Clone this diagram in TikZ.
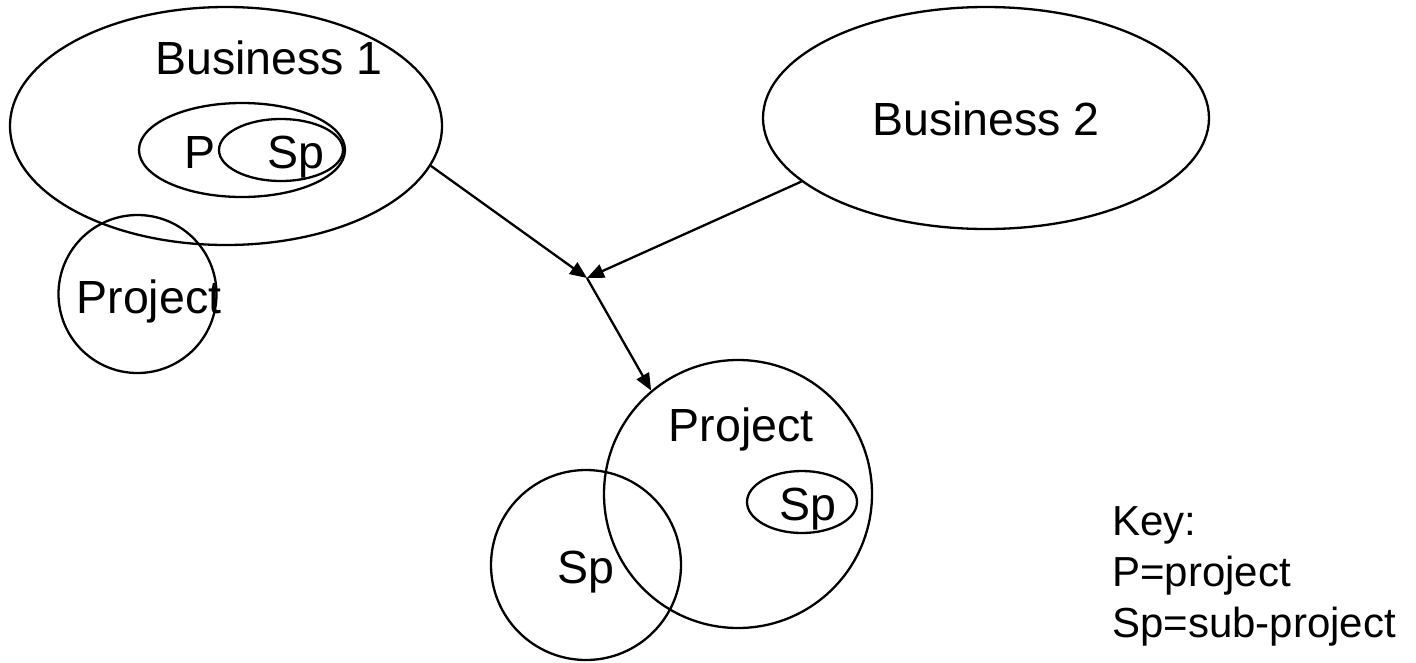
\documentclass[tikz,border=0pt]{standalone}
\usepackage{fontspec}
\setmainfont{Liberation Sans}
\usetikzlibrary{shapes.geometric,arrows.meta}

\tikzset{
  blob/.style={draw,ellipse,line width=2.3pt,inner sep=0pt},
  ring/.style={draw,circle,line width=2.3pt,inner sep=0pt},
  lbl/.style={anchor=base,inner sep=0pt,font=\fontsize{46.5}{56}\selectfont},
  keytxt/.style={anchor=base west,inner sep=0pt,font=\fontsize{42}{50}\selectfont},
  link/.style={line width=2.3pt,-{Triangle[length=17pt,width=14pt]}},
}

\begin{document}
\begin{tikzpicture}[x=1pt,y=-1pt]
  \useasboundingbox (0,0) rectangle (1416,662);
  \node [blob,minimum width=432pt,minimum height=238pt] (bus1) at (226,126) {};
  \node [blob,minimum width=206pt,minimum height=94pt] (p1) at (242,150) {};
  \node [blob,minimum width=124pt,minimum height=62pt] (sp1) at (281,150) {};
  \node [ring,minimum size=158pt] (proj1) at (137.5,294) {};
  \node [blob,minimum width=446pt,minimum height=222pt] (bus2) at (986,118) {};
  \node [ring,minimum size=268pt] (proj2) at (738,494) {};
  \node [blob,minimum width=110pt,minimum height=62pt] (sp2) at (802,502) {};
  \node [ring,minimum size=190pt] (sp3) at (586,565) {};

  \node [lbl] (bus1txt) at (269,74) {Business 1};
  \node [lbl] (ptxt) at (200,168) {P};
  \node [lbl] (sp1txt) at (296,168) {Sp};
  \node [lbl] (proj1txt) at (149,313) {Project};
  \node [lbl] (bus2txt) at (986,135) {Business 2};
  \node [lbl] (proj2txt) at (741,441) {Project};
  \node [lbl] (sp2txt) at (808,520) {Sp};
  \node [lbl] (sp3txt) at (586,583) {Sp};

  \node [keytxt] (key) at (1112,535) {Key:};
  \node [keytxt] (keyp) at (1112,586) {P=project};
  \node [keytxt] (keysp) at (1112,637) {Sp=sub-project};

  \coordinate (J) at (587,278);
  \draw [link] (bus1.-11.6) -- (J);
  \draw [link] (bus2.-161.7) -- (J);
  \draw [link] (J) -- (proj2.130);
\end{tikzpicture}
\end{document}
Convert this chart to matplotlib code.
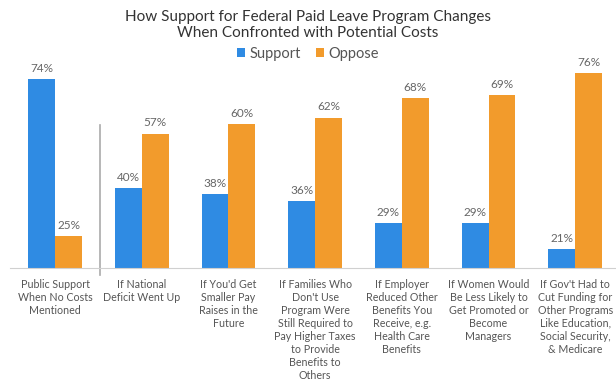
import numpy as np
import matplotlib
matplotlib.use("Agg")
import matplotlib.pyplot as plt

plt.rcParams['font.family'] = ['Lato', 'DejaVu Sans']

# data
categories = [
    "Public Support\nWhen No Costs\nMentioned",
    "If National\nDeficit Went Up",
    "If You'd Get\nSmaller Pay\nRaises in the\nFuture",
    "If Families Who\nDon't Use\nProgram Were\nStill Required to\nPay Higher Taxes\nto Provide\nBenefits to\nOthers",
    "If Employer\nReduced Other\nBenefits You\nReceive, e.g.\nHealth Care\nBenefits",
    "If Women Would\nBe Less Likely to\nGet Promoted or\nBecome\nManagers",
    "If Gov't Had to\nCut Funding for\nOther Programs\nLike Education,\nSocial Security,\n& Medicare",
]
support = [74, 40, 38, 36, 29, 29, 21]
oppose = [25, 57, 60, 62, 68, 69, 76]

blue = "#2F8BE3"
orange = "#F29B2C"
txt = "#555555"

fig = plt.figure(figsize=(6.16, 3.82), dpi=100)
ax = fig.add_axes([10/616, 114/382, 606/616, 208/382])

# the value axis does not start at zero in the original
y0 = 15

x = np.arange(len(categories))
w = 0.31
b1 = ax.bar(x - w/2, support, w, color=blue, label="Support")
b2 = ax.bar(x + w/2, oppose, w, color=orange, label="Oppose")

for bars, vals in ((b1, support), (b2, oppose)):
    for r, v in zip(bars, vals):
        ax.text(r.get_x() + r.get_width()/2, v + 1.6, f"{v}%", ha="center", va="bottom",
                fontsize=8.5, color="#666666")

for xi, lab in zip(x, categories):
    ax.text(xi, y0 - 3.4, lab, ha="center", va="top", fontsize=7.7, color=txt,
            linespacing=1.22)

# separator between baseline and cost scenarios
ax.plot([0.52, 0.52], [y0 - 2.2, 59.7], color="#aaaaaa", lw=1.2, clip_on=False)

ax.set_xlim(-0.52, 6.47)
ax.set_ylim(y0, 80)
ax.set_xticks([])
ax.set_yticks([])
for s in ("top", "right", "left"):
    ax.spines[s].set_visible(False)
ax.spines["bottom"].set_color("#d0d0d0")

fig.text(0.5, 1 - 25/382, "How Support for Federal Paid Leave Program Changes\nWhen Confronted with Potential Costs",
         ha="center", va="center", fontsize=11, color="#333333", linespacing=1.15)

fig.legend(handles=[b1, b2], loc="center", bbox_to_anchor=(0.5, 1 - 54/382), ncol=2,
           frameon=False, fontsize=10.5, handlelength=0.6, handleheight=0.6,
           handletextpad=0.3, columnspacing=1.0, labelcolor="#555555")

fig.savefig("out.png", dpi=100)
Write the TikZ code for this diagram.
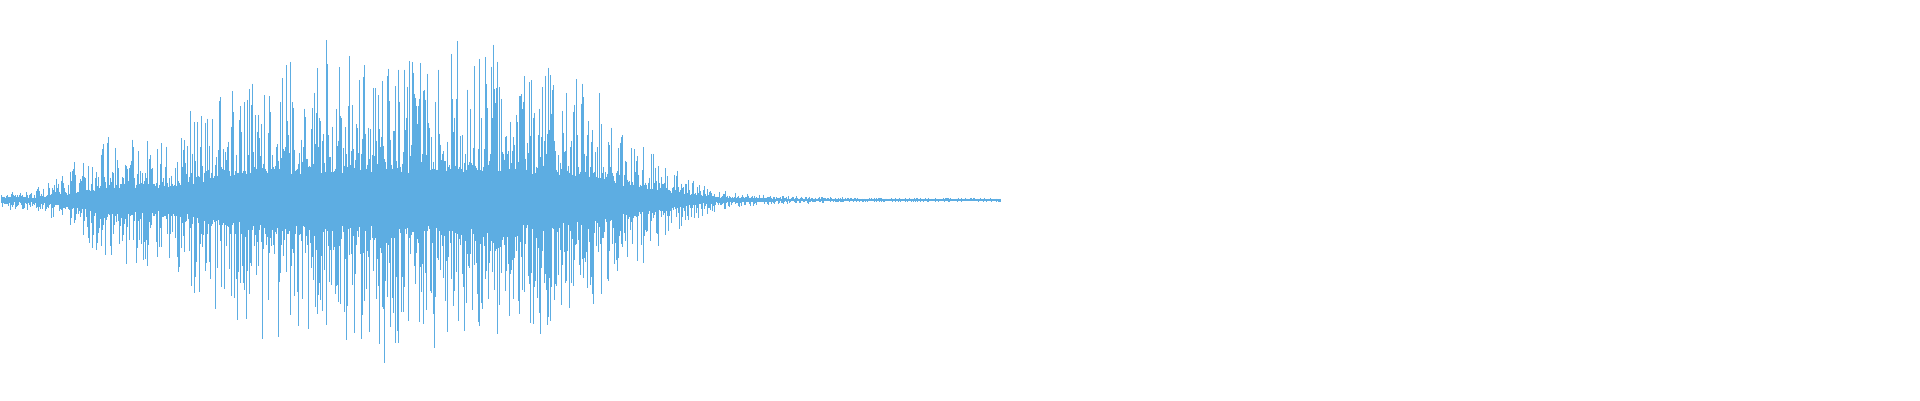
\documentclass[tikz,border=0pt]{standalone}
\definecolor{wavecol}{RGB}{93,173,226}
\begin{document}
\begin{tikzpicture}[x=1pt,y=1pt]
\tikzstyle{sample}=[draw=wavecol,line width=0.7pt]
\useasboundingbox (0,0) rectangle (1920,400);
\pgfmathsetseed{4242}
% one vertical stroke per column
\foreach \i in {1,...,1000}{
  \pgfmathsetmacro{\d}{\i/1.2245}
  \pgfmathsetmacro{\env}{max(max(exp(-((\d-330)/200)^4),0.15*exp(-abs(\d-500)/80)),max(0.45*exp(-((\d-110)/60)^2),0.06*exp(-\d/200)+0.01))*(0.75+0.25*rnd)}
  \pgfmathsetmacro{\up}{168*\env*(0.2+0.8*rnd^2)}
  \pgfmathsetmacro{\dn}{168*\env*(0.2+0.8*rnd^2)}
  \draw[sample] (\i,200+\up+0.5) -- (\i,200-\dn-0.5);
}
\end{tikzpicture}
\end{document}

**********

Exercise goal: Repeat the listing verbatim. Skip the pictures.

Result:
Clone this diagram in TikZ.
\documentclass[tikz,border=0pt]{standalone}
\usepackage{fontspec}
\setmainfont{Liberation Sans}
\usetikzlibrary{shapes.geometric,arrows.meta}

\tikzset{
  blob/.style={draw,ellipse,line width=2.3pt,inner sep=0pt},
  ring/.style={draw,circle,line width=2.3pt,inner sep=0pt},
  lbl/.style={anchor=base,inner sep=0pt,font=\fontsize{46.5}{56}\selectfont},
  keytxt/.style={anchor=base west,inner sep=0pt,font=\fontsize{42}{50}\selectfont},
  link/.style={line width=2.3pt,-{Triangle[length=17pt,width=14pt]}},
}

\begin{document}
\begin{tikzpicture}[x=1pt,y=-1pt]
  \useasboundingbox (0,0) rectangle (1416,662);
  \node [blob,minimum width=432pt,minimum height=238pt] (bus1) at (226,126) {};
  \node [blob,minimum width=206pt,minimum height=94pt] (p1) at (242,150) {};
  \node [blob,minimum width=124pt,minimum height=62pt] (sp1) at (281,150) {};
  \node [ring,minimum size=158pt] (proj1) at (137.5,294) {};
  \node [blob,minimum width=446pt,minimum height=222pt] (bus2) at (986,118) {};
  \node [ring,minimum size=268pt] (proj2) at (738,494) {};
  \node [blob,minimum width=110pt,minimum height=62pt] (sp2) at (802,502) {};
  \node [ring,minimum size=190pt] (sp3) at (586,565) {};

  \node [lbl] (bus1txt) at (269,74) {Business 1};
  \node [lbl] (ptxt) at (200,168) {P};
  \node [lbl] (sp1txt) at (296,168) {Sp};
  \node [lbl] (proj1txt) at (149,313) {Project};
  \node [lbl] (bus2txt) at (986,135) {Business 2};
  \node [lbl] (proj2txt) at (741,441) {Project};
  \node [lbl] (sp2txt) at (808,520) {Sp};
  \node [lbl] (sp3txt) at (586,583) {Sp};

  \node [keytxt] (key) at (1112,535) {Key:};
  \node [keytxt] (keyp) at (1112,586) {P=project};
  \node [keytxt] (keysp) at (1112,637) {Sp=sub-project};

  \coordinate (J) at (587,278);
  \draw [link] (bus1.-11.6) -- (J);
  \draw [link] (bus2.-161.7) -- (J);
  \draw [link] (J) -- (proj2.130);
\end{tikzpicture}
\end{document}
Convert this chart to matplotlib code.
import numpy as np
import matplotlib
matplotlib.use("Agg")
import matplotlib.pyplot as plt

plt.rcParams['font.family'] = ['Lato', 'DejaVu Sans']

# data
categories = [
    "Public Support\nWhen No Costs\nMentioned",
    "If National\nDeficit Went Up",
    "If You'd Get\nSmaller Pay\nRaises in the\nFuture",
    "If Families Who\nDon't Use\nProgram Were\nStill Required to\nPay Higher Taxes\nto Provide\nBenefits to\nOthers",
    "If Employer\nReduced Other\nBenefits You\nReceive, e.g.\nHealth Care\nBenefits",
    "If Women Would\nBe Less Likely to\nGet Promoted or\nBecome\nManagers",
    "If Gov't Had to\nCut Funding for\nOther Programs\nLike Education,\nSocial Security,\n& Medicare",
]
support = [74, 40, 38, 36, 29, 29, 21]
oppose = [25, 57, 60, 62, 68, 69, 76]

blue = "#2F8BE3"
orange = "#F29B2C"
txt = "#555555"

fig = plt.figure(figsize=(6.16, 3.82), dpi=100)
ax = fig.add_axes([10/616, 114/382, 606/616, 208/382])

# the value axis does not start at zero in the original
y0 = 15

x = np.arange(len(categories))
w = 0.31
b1 = ax.bar(x - w/2, support, w, color=blue, label="Support")
b2 = ax.bar(x + w/2, oppose, w, color=orange, label="Oppose")

for bars, vals in ((b1, support), (b2, oppose)):
    for r, v in zip(bars, vals):
        ax.text(r.get_x() + r.get_width()/2, v + 1.6, f"{v}%", ha="center", va="bottom",
                fontsize=8.5, color="#666666")

for xi, lab in zip(x, categories):
    ax.text(xi, y0 - 3.4, lab, ha="center", va="top", fontsize=7.7, color=txt,
            linespacing=1.22)

# separator between baseline and cost scenarios
ax.plot([0.52, 0.52], [y0 - 2.2, 59.7], color="#aaaaaa", lw=1.2, clip_on=False)

ax.set_xlim(-0.52, 6.47)
ax.set_ylim(y0, 80)
ax.set_xticks([])
ax.set_yticks([])
for s in ("top", "right", "left"):
    ax.spines[s].set_visible(False)
ax.spines["bottom"].set_color("#d0d0d0")

fig.text(0.5, 1 - 25/382, "How Support for Federal Paid Leave Program Changes\nWhen Confronted with Potential Costs",
         ha="center", va="center", fontsize=11, color="#333333", linespacing=1.15)

fig.legend(handles=[b1, b2], loc="center", bbox_to_anchor=(0.5, 1 - 54/382), ncol=2,
           frameon=False, fontsize=10.5, handlelength=0.6, handleheight=0.6,
           handletextpad=0.3, columnspacing=1.0, labelcolor="#555555")

fig.savefig("out.png", dpi=100)
Write the TikZ code for this diagram.
\documentclass[tikz,border=0pt]{standalone}
\definecolor{wavecol}{RGB}{93,173,226}
\begin{document}
\begin{tikzpicture}[x=1pt,y=1pt]
\tikzstyle{sample}=[draw=wavecol,line width=0.7pt]
\useasboundingbox (0,0) rectangle (1920,400);
\pgfmathsetseed{4242}
% one vertical stroke per column
\foreach \i in {1,...,1000}{
  \pgfmathsetmacro{\d}{\i/1.2245}
  \pgfmathsetmacro{\env}{max(max(exp(-((\d-330)/200)^4),0.15*exp(-abs(\d-500)/80)),max(0.45*exp(-((\d-110)/60)^2),0.06*exp(-\d/200)+0.01))*(0.75+0.25*rnd)}
  \pgfmathsetmacro{\up}{168*\env*(0.2+0.8*rnd^2)}
  \pgfmathsetmacro{\dn}{168*\env*(0.2+0.8*rnd^2)}
  \draw[sample] (\i,200+\up+0.5) -- (\i,200-\dn-0.5);
}
\end{tikzpicture}
\end{document}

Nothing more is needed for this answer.